Divide batter evenly between pans, smooth the top and bake for 30-35 minutes, until toothpick inserted into center comes out clean. Cool the cakes in the pans for 10 to 15 minutes, then remove to wire rack to finish cooling.
Cream Cheese Frosting:
Mix the butter and cream cheese on medium speed until no lumps remain. Do not over beat before the sugar was added or may end up with a runny frosting.
Add vanilla, salt and lemon zest and mix until combined.

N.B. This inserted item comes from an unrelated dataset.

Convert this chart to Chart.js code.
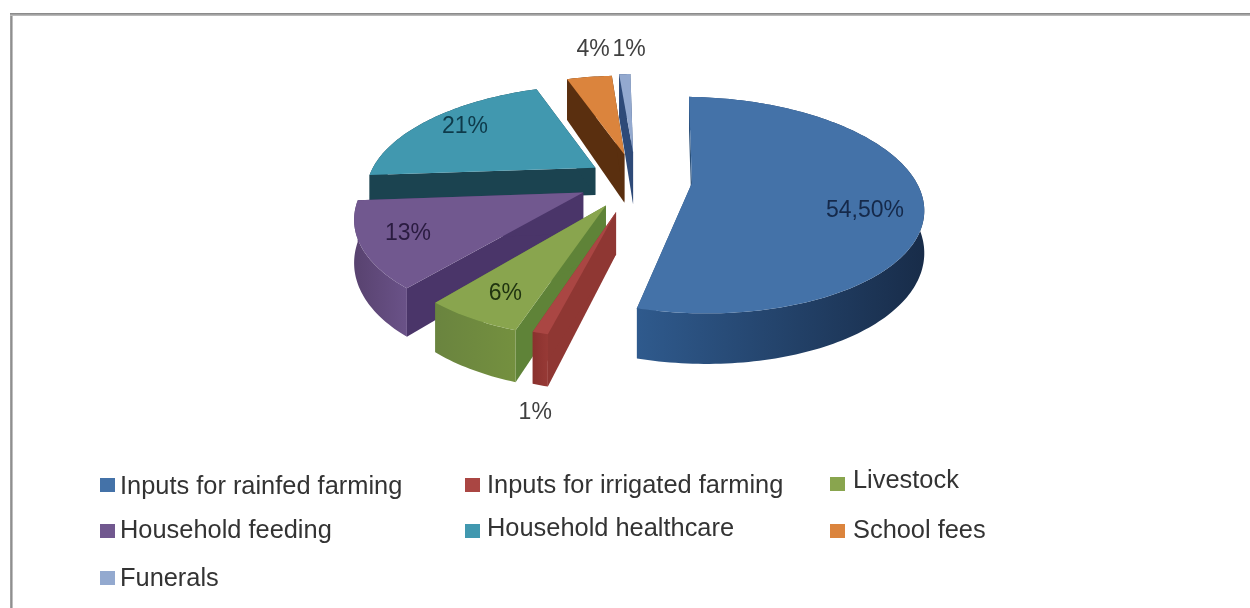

Gradually add powdered sugar until desired sweetness and thickness is reached. Scrape down the sides of the bowl and beat until smooth.
Assembling the Cake:
Place one layer of cake onto serving plate and top with thin layer of lemon cream cheese frosting. Place blueberry cheesecake layer and top with thin layer of frosting. Finally, top with second cake layer and frost cake with remaining frosting. Decorate with lemon wedges and fresh blueberries if desired. Refrigerate for at least 45 minutes before cutting or else the cake may fall apart as you cut.
Store in the fridge. You can make the cakes beforehand. Wrap in plastic wrap and put them in the freezer. Take them out when you are ready to assemble the cake. To make frosting the cake easier, frost them before the cakes thaw. https://omgchocolatedesserts.com/lemon-blueberry-cheesecake-cake/
And why not one more blueberry recipe while we’re at it.
BISQUICK BLUEBERRY MUFFINS
2 c. Bisquick plus one tablespoon
⅓ c. sugar
⅔ c. milk
2 tbsp. butter melted
1 egg
1 tsp. vanilla extract
1 c. blueberries
Sparkling sugar optional
Preheat the oven to 400 degrees F. Grease a muffin tin or line it with paper liners. Melt the butter.
In a medium bowl, combine the 2 cups Bisquick and sugar and stir.
Mix the milk, melted butter, egg, and vanilla extract in a measuring cup.
Mix the wet ingredients with the dry ingredients and stir until just combined.
Combine ¾ cup of blueberries in another bowl with one tablespoon of Bisquick. Stir to coat. Stir the coated blueberries into the batter.
Fill the muffin tins about half full. Scatter the rest of the blueberries on top of the muffins. If you are using sparkling sugar, sprinkle it on top of the muffins.
Bake for 18-20 minutes until a toothpick inserted into the center comes out clean.